The Green Parent Trap

Don't drive yourself and others insane. Just set a good example.
woman hugging tree
©Can Stock Photo / 4774344sean

Let’s be honest. We parents can be a judgmental bunch. You need only go as far as an online discussion group for parents to find a bunch of us scolding each other for not holding up a magnifying glass to each food label, or for forgetting a plastic bag that one time. Our kids’ health is important to us. And so is the health of our planet. But how do we protect our kids and our earthly home without going insane, or driving each other to that end? And, how do we make sure our kids grow up to be good citizens of the earth, so there is a planet left to pass onto their own kids?

The greenest stuff

Something I find irksome about green parent culture is our emphasis on buying more "green" stuff. We know that shopping isn’t going to save the world, don’t we? In the interest of using less stuff, try to find reusable items, like diapers, bags, cups, and utensils, so you’re throwing less stuff away. And take advantage of all those cousins, brothers and sisters who have hand-me-down clothes that are probably barely worn. If the grandparents insist on buying toys, then ask for toys made out of natural materials, like wood, which will be less toxic, but will also last a lot longer than their plastic cousins while not ending up in a landfill.

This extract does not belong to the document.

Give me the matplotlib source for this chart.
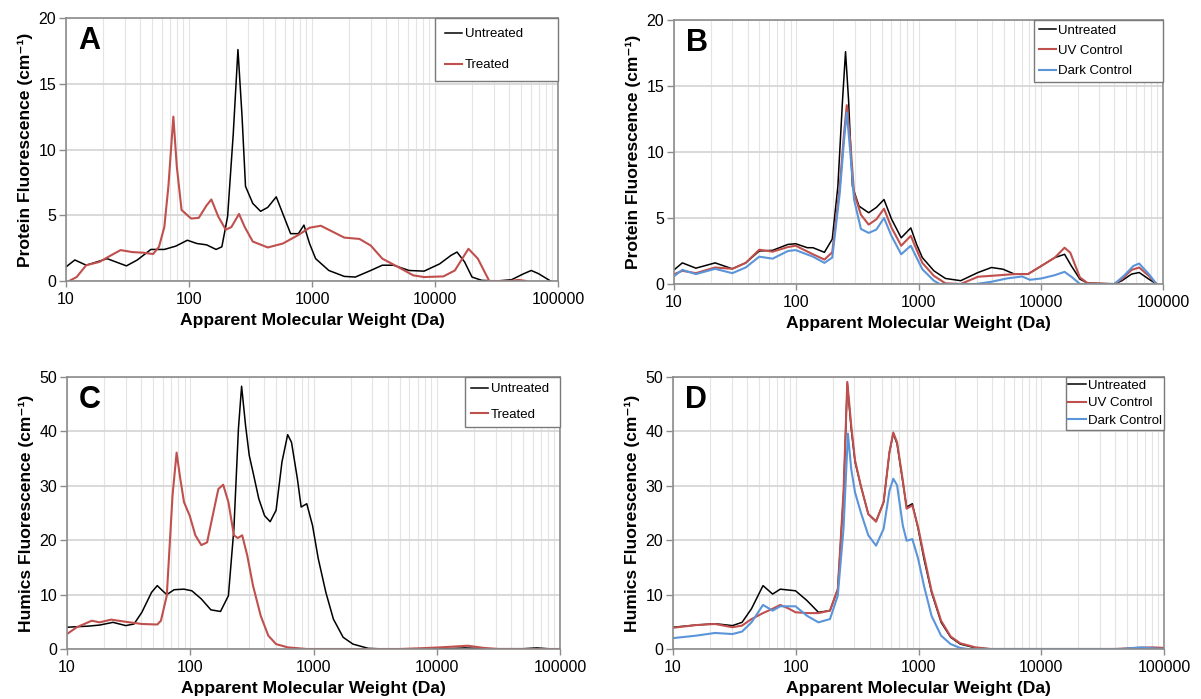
import matplotlib
matplotlib.use("Agg")
import matplotlib.pyplot as plt
from matplotlib.ticker import LogLocator, NullFormatter, FixedLocator, FixedFormatter

plt.rcParams['font.family'] = ['Liberation Sans', 'DejaVu Sans']

# ---- Panel A: protein fluorescence, untreated vs treated ----
a_untreated_mw = [10, 11.8, 14.6, 21.6, 31, 38, 49, 63, 78, 97, 116, 139, 166, 185, 206, 229, 250,
                  270, 288, 330, 382, 437, 512, 580, 670, 775, 860, 955, 1070, 1370, 1830, 2250,
                  3000, 3730, 4600, 6150, 8150, 10900, 13500, 15100, 17400, 20000, 24000, 31800,
                  42000, 52500, 60600, 69700, 87000]
a_untreated = [1.07, 1.6, 1.2, 1.7, 1.15, 1.6, 2.4, 2.4, 2.65, 3.1, 2.85, 2.75, 2.4, 2.6, 4.9, 11.2,
               17.6, 12.5, 7.2, 5.9, 5.3, 5.6, 6.4, 5.1, 3.6, 3.6, 4.25, 2.85, 1.7, 0.8, 0.35, 0.3,
               0.8, 1.2, 1.2, 0.8, 0.75, 1.3, 1.95, 2.2, 1.45, 0.3, 0.05, 0, 0.1, 0.55, 0.8, 0.55, 0]
a_treated_mw = [10.6, 12.2, 14.6, 18.7, 23.2, 27.8, 34.5, 42.7, 51, 57, 63, 68, 74.6, 79.6, 87, 104,
                120, 139, 152, 173, 199, 221, 255, 284, 330, 437, 580, 775, 955, 1180, 1470, 1830,
                2430, 3000, 3730, 5000, 6650, 8150, 11700, 14500, 18700, 22300, 27600, 40000,
                48000, 55000]
a_treated = [0, 0.3, 1.2, 1.45, 1.95, 2.35, 2.2, 2.15, 2.05, 2.6, 4.1, 7.2, 12.5, 8.7, 5.4, 4.75,
             4.8, 5.75, 6.2, 4.9, 3.9, 4.1, 5.1, 4.1, 3.0, 2.55, 2.85, 3.5, 4.05, 4.2, 3.75, 3.3,
             3.2, 2.7, 1.7, 1.07, 0.43, 0.3, 0.35, 0.8, 2.45, 1.7, 0, 0, 0.08, 0]

# ---- Panel B: protein fluorescence, controls ----
b_untreated_mw = [10.1, 11.7, 15.1, 21.7, 30, 38.6, 49.8, 64.1, 85.6, 98.9, 123, 137, 170, 197, 219,
                  239, 253, 268, 288, 326, 391, 452, 522, 603, 722, 865, 965, 1075, 1336, 1660,
                  2215, 3067, 3954, 4912, 6096, 7855, 10120, 13030, 15660, 17800, 20900, 24120,
                  39950, 46130, 55330, 63860, 76560, 88480]
b_untreated = [1.1, 1.6, 1.2, 1.6, 1.15, 1.6, 2.5, 2.55, 3.0, 3.05, 2.75, 2.75, 2.4, 3.4, 7.4, 13.9,
               17.6, 13.9, 7.4, 5.9, 5.4, 5.8, 6.4, 4.9, 3.5, 4.25, 3.0, 2.0, 1.0, 0.42, 0.25, 0.87,
               1.25, 1.12, 0.75, 0.75, 1.37, 2.0, 2.25, 1.37, 0.37, 0.07, 0, 0.25, 0.75, 0.87, 0.37, 0]
b_uv_mw = [10.1, 11.7, 15.1, 21.7, 30, 38.6, 49.8, 64.1, 85.6, 98.9, 137, 170, 197, 227, 246, 259,
           276, 297, 338, 391, 452, 522, 603, 722, 865, 965, 1075, 1336, 1660, 2215, 3067, 3954,
           6096, 7855, 10120, 13030, 15660, 17450, 20900, 24120, 39950, 46130, 55330, 63860,
           76560, 88480]
b_uv = [0.75, 1.0, 0.82, 1.25, 1.15, 1.6, 2.6, 2.45, 2.8, 2.9, 2.25, 1.85, 2.4, 7.4, 11.4, 13.55,
        10.9, 6.9, 5.25, 4.5, 4.9, 5.7, 4.25, 2.9, 3.65, 2.6, 1.6, 0.62, 0.05, 0, 0.55, 0.62, 0.75,
        0.75, 1.37, 2.0, 2.75, 2.37, 0.5, 0.07, 0, 0.37, 1.07, 1.25, 0.62, 0]
b_dark_mw = [10.1, 11.7, 15.1, 21.7, 30, 38.6, 49.8, 64.1, 85.6, 98.9, 137, 170, 197, 227, 246, 259,
             276, 297, 338, 391, 452, 522, 603, 722, 865, 965, 1075, 1336, 1490, 2955, 3954, 5278,
             7043, 8144, 10120, 13030, 15660, 18100, 20900, 39950, 47860, 57330, 63860, 76560, 88480]
b_dark = [0.62, 1.07, 0.75, 1.15, 0.82, 1.25, 2.07, 1.92, 2.5, 2.57, 2.07, 1.6, 2.0, 6.9, 10.9, 13.0,
          10.1, 6.4, 4.17, 3.87, 4.12, 5.0, 3.62, 2.25, 2.9, 2.0, 1.12, 0.25, 0, 0, 0.17, 0.42, 0.57,
          0.32, 0.42, 0.67, 0.92, 0.5, 0, 0, 0.62, 1.37, 1.55, 0.75, 0]

# ---- Panel C: humics fluorescence, untreated vs treated ----
c_untreated_mw = [10, 14.8, 18.4, 23.6, 30, 35, 40.5, 48.5, 54, 58.7, 64.5, 74, 89, 103, 123, 147,
                  176, 204, 226, 246, 261, 281, 301, 323, 360, 401, 445, 497, 555, 617, 663, 740,
                  794, 882, 982, 1093, 1260, 1450, 1740, 2090, 2780, 3720, 12000, 17000, 25000,
                  50000, 65000, 80000, 100000]
c_untreated = [4.0, 4.2, 4.4, 4.9, 4.3, 4.6, 6.75, 10.4, 11.65, 10.85, 10.0, 10.9, 11.0, 10.7, 9.2,
               7.2, 6.9, 9.8, 22.1, 40.5, 48.3, 41.1, 35.6, 32.5, 27.6, 24.5, 23.4, 25.5, 34.4, 39.4,
               38.0, 31.3, 26.1, 26.7, 22.7, 16.6, 10.4, 5.5, 2.15, 0.9, 0.12, 0, 0.05, 0.2, 0.05,
               0.05, 0.2, 0.05, 0]
c_treated_mw = [10, 12, 15.9, 18.4, 22.8, 30, 40.5, 54, 57.8, 64.5, 71.8, 77.5, 83, 89, 99, 110, 123,
                137, 152, 169, 185, 204, 226, 243, 264, 290, 323, 373, 430, 497, 617, 880, 5000,
                7600, 10700, 17900, 24000, 31600, 100000]
c_treated = [2.75, 4.0, 5.2, 4.9, 5.4, 5.0, 4.6, 4.5, 5.2, 9.8, 28.2, 36.1, 31.3, 27.0, 24.5, 20.9,
             19.1, 19.6, 24.5, 29.4, 30.2, 27.0, 20.9, 20.4, 20.9, 17.2, 11.65, 6.1, 2.45, 0.9, 0.3,
             0, 0, 0.15, 0.3, 0.6, 0.2, 0, 0]

# ---- Panel D: humics fluorescence, controls ----
d_untreated_mw = [10, 15.4, 22, 30.5, 36.5, 43.6, 54.1, 64.8, 74.8, 99.6, 123.5, 153, 190, 220, 245,
                  263, 283, 304, 338, 390, 451, 520, 580, 623, 669, 745, 800, 891, 993, 1107, 1277,
                  1528, 1828, 2188, 2916, 3890, 50000, 70000, 85000, 100000]
d_untreated = [4.0, 4.4, 4.65, 4.3, 4.9, 7.4, 11.65, 10.1, 11.0, 10.7, 8.9, 6.75, 7.05, 11.0, 28.2,
               48.8, 40.5, 34.4, 30.1, 24.8, 23.5, 27.0, 36.2, 39.6, 37.7, 30.7, 26.1, 26.7, 22.1,
               16.6, 10.4, 4.9, 2.15, 0.9, 0.2, 0, 0.05, 0.2, 0.1, 0]
d_uv_mw = [10, 15.4, 22, 30.5, 36.5, 43.6, 54.1, 64.8, 74.8, 86.3, 99.6, 123.5, 153, 190, 220, 245,
           263, 283, 304, 338, 390, 451, 520, 580, 623, 669, 745, 800, 891, 993, 1107, 1277, 1528,
           1828, 2188, 2916, 3890, 40000, 60000, 80000, 100000]
d_uv = [3.9, 4.4, 4.6, 4.0, 4.3, 5.5, 6.6, 7.4, 8.1, 7.5, 6.75, 6.6, 6.6, 7.05, 11.0, 28.8, 49.1,
        41.1, 34.7, 30.1, 24.8, 23.4, 27.0, 36.2, 39.8, 38.0, 31.0, 25.8, 26.4, 22.4, 17.2, 10.7,
        5.2, 2.3, 1.05, 0.3, 0, 0, 0.2, 0.3, 0.2]
d_dark_mw = [10, 15.4, 22, 30.5, 36.5, 43.6, 54.1, 64.8, 74.8, 99.6, 123.5, 153, 190, 220, 245, 266,
             283, 304, 338, 390, 451, 520, 580, 623, 669, 745, 800, 891, 993, 1107, 1277, 1528, 1828,
             2188, 2525, 45000, 65000, 85000, 100000]
d_dark = [2.0, 2.45, 2.95, 2.75, 3.2, 4.9, 8.1, 7.05, 7.85, 7.85, 6.1, 4.9, 5.5, 9.8, 22.1, 39.6,
          33.1, 28.8, 25.2, 20.9, 19.0, 22.1, 29.1, 31.3, 30.1, 22.7, 19.9, 20.2, 16.6, 11.65, 6.1,
          2.45, 0.9, 0.2, 0, 0, 0.3, 0.1, 0]

x_ticks = [10, 100, 1000, 10000, 100000]
x_tick_labels = ['10', '100', '1000', '10000', '100000']

BLACK = '#000000'
RED = '#c0504d'
BLUE = '#5b95d9'
SPINE = '#8c8c8c'

W, H = 1201, 699
fig = plt.figure(figsize=(W / 100, H / 100), dpi=100)


def make_axes(left, top, right, bottom):
    """axes from pixel box of the reference"""
    return fig.add_axes([left / W, 1 - bottom / H, (right - left) / W, (bottom - top) / H])


def style_axes(ax, ymax, ystep, ylabel, letter):
    ax.set_xscale('log')
    ax.set_xlim(10, 100000)
    ax.set_ylim(0, ymax)
    ax.xaxis.set_major_locator(FixedLocator(x_ticks))
    ax.xaxis.set_major_formatter(FixedFormatter(x_tick_labels))
    ax.xaxis.set_minor_locator(LogLocator(base=10, subs=range(2, 10)))
    ax.xaxis.set_minor_formatter(NullFormatter())
    ax.set_yticks(range(0, ymax + 1, ystep))
    ax.tick_params(axis='x', which='major', length=4, width=1, color=SPINE, pad=4, labelsize=11.5)
    ax.tick_params(axis='x', which='minor', length=0)
    ax.tick_params(axis='y', length=5, width=1, color=SPINE, pad=2, labelsize=11.5)
    ax.grid(True, axis='y', which='major', color='#d9d9d9', linewidth=1.4)
    ax.grid(True, axis='x', which='both', color='#e4e4e4', linewidth=0.8)
    ax.set_axisbelow(True)
    for sp in ax.spines.values():
        sp.set_color(SPINE)
        sp.set_linewidth(1.2)
    ax.set_xlabel('Apparent Molecular Weight (Da)', fontsize=12.6, fontweight='bold', labelpad=4.5)
    ax.set_ylabel(ylabel, fontsize=12.6, fontweight='bold', labelpad=4)
    ax.annotate(letter, xy=(0, 1), xycoords='axes fraction', xytext=(12, -23),
                textcoords='offset pixels', ha='left', va='center',
                fontsize=22, fontweight='bold')


def add_legend(ax, x0, labelspacing, borderpad):
    leg = ax.legend(loc='upper right', bbox_to_anchor=(x0, 0, 1 - x0, 1), mode='expand',
                    borderaxespad=0, fontsize=9.5, handlelength=1.3, handletextpad=0.2,
                    labelspacing=labelspacing, borderpad=borderpad, fancybox=False,
                    framealpha=1, edgecolor='#7a7a7a')
    leg.get_frame().set_linewidth(1.0)
    return leg


protein_label = 'Protein Fluorescence (cm\u207b\u00b9)'
humics_label = 'Humics Fluorescence (cm\u207b\u00b9)'

# A
ax = make_axes(66, 18, 558, 281)
ax.plot(a_untreated_mw, a_untreated, color=BLACK, lw=1.1, label='Untreated')
ax.plot(a_treated_mw, a_treated, color=RED, lw=1.5, label='Treated')
style_axes(ax, 20, 5, protein_label, 'A')
add_legend(ax, 0.75, 1.45, 0.75)

# B
ax = make_axes(674, 20, 1163, 284)
ax.plot(b_untreated_mw, b_untreated, color=BLACK, lw=1.1, label='Untreated')
ax.plot(b_uv_mw, b_uv, color=RED, lw=1.5, label='UV Control')
ax.plot(b_dark_mw, b_dark, color=BLUE, lw=1.5, label='Dark Control')
style_axes(ax, 20, 5, protein_label, 'B')
add_legend(ax, 0.736, 0.6, 0.35)

# C
ax = make_axes(67, 377, 560, 649)
ax.plot(c_untreated_mw, c_untreated, color=BLACK, lw=1.1, label='Untreated')
ax.plot(c_treated_mw, c_treated, color=RED, lw=1.5, label='Treated')
style_axes(ax, 50, 10, humics_label, 'C')
add_legend(ax, 0.807, 1.0, 0.45)

# D
ax = make_axes(673, 377, 1164, 649)
ax.plot(d_untreated_mw, d_untreated, color=BLACK, lw=1.1, label='Untreated')
ax.plot(d_uv_mw, d_uv, color=RED, lw=1.5, label='UV Control')
ax.plot(d_dark_mw, d_dark, color=BLUE, lw=1.5, label='Dark Control')
style_axes(ax, 50, 10, humics_label, 'D')
add_legend(ax, 0.80, 0.4, 0.2)

fig.savefig('out.png', dpi=100, facecolor='white')
plt.close(fig)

If you buy one thing for your baby, it should be a new, non-toxic mattress. Your little guy or girl is spending a lot of time on that mattress, and you don’t want them to be inhaling its toxic fumes. Look for alternatives that are stuffed or padded with cotton or wool, and avoid PVC (polyvinyl chloride), which contains carcinogenic phthalates.

Go outside

This might seem like a no-brainer, but in order for your kids to have a passion for the environment, they need to know what’s at stake. I spend as much time outside with my two boys, Zack and Owain, as their freckled (conscientiously sunscreened) skin will allow. Sometimes this involves an annual camping and canoe trip, but sometimes it just involves getting dirty in the yard. Either way, spending a lot of time in nature helps our kids develop a love of how they feel when they’re outside, and gives them a chance to get to know some of the other creatures sharing our air, land, and water. Having some fun outside today could give them the reverence for nature to fight a highway development or oil pipeline tomorrow. Or, it might just help them remember that we are just one of many species on this planet, and that’s okay too.

The everyday

It might not seem revolutionary, but the biggest thing we can do for the planet (short of running for office, and effecting policies that will reduce all of our impact) is to make good, green behaviours part of our household routines. It’s not just about recycling. Yes, sure, you and your kids should recycle. But we can always take things a step further and teach them about how interconnected things are. Where does that food waste or packaging come from, and where is it going after we’re done with it? Kids’ brains can take on a lot more complex information than we give them credit for, and now is the time to make good habits and behaviours. There’s an opportunity for learning in your house three times a day, every day.

The stuff we eat is a big part of what makes our children healthy or not. But it also has a tremendous impact on our environment, in so many ways. So, when we line up to buy the organic processed cheese puffs, we might be missing a piece of the puzzle. When we have the chance, my family heads down to the farmers’ market to pick up our groceries, and buy organic when we can. The chicken there might not have eight different logos on the label (or a label at all for that matter), indicating who has certified it for what, but we can get answers straight from the farmer. And, we can talk about why it was so good, where it came from, who grew it, and how long it took to grow, over dinner. Sometimes, we might even get a little helper in the kitchen.

The small stuff

This is where my advice starts to sound a bit self-help-book-ish. As with everything in parenting, I say, don’t sweat the small stuff (okay, it turns out that this is actually the title of a self-help book, but I’ve never read it and it does not, by any means, intentionally inform my parenting philosophy). If your little curious George plays with a phthalate-ridden plastic toy at someone else’s house, or drinks a jug of flavoured milk, he is not likely to perish on contact. (Just think of all the things we were exposed to as kids, in the age of Better Living Through Chemistry.)

We do all of the above, because we want what’s best for our kids, and we want them to be thoughtful, earth-loving adults one day. They needn’t be people who require several hours to buy soap or beans because they are so paralyzed by the details of every buying decision. Arm your wee ones with the knowledge to make good decisions for themselves and the planet, and set a good example for them by undertaking all of the green behaviours you want for them, yourself.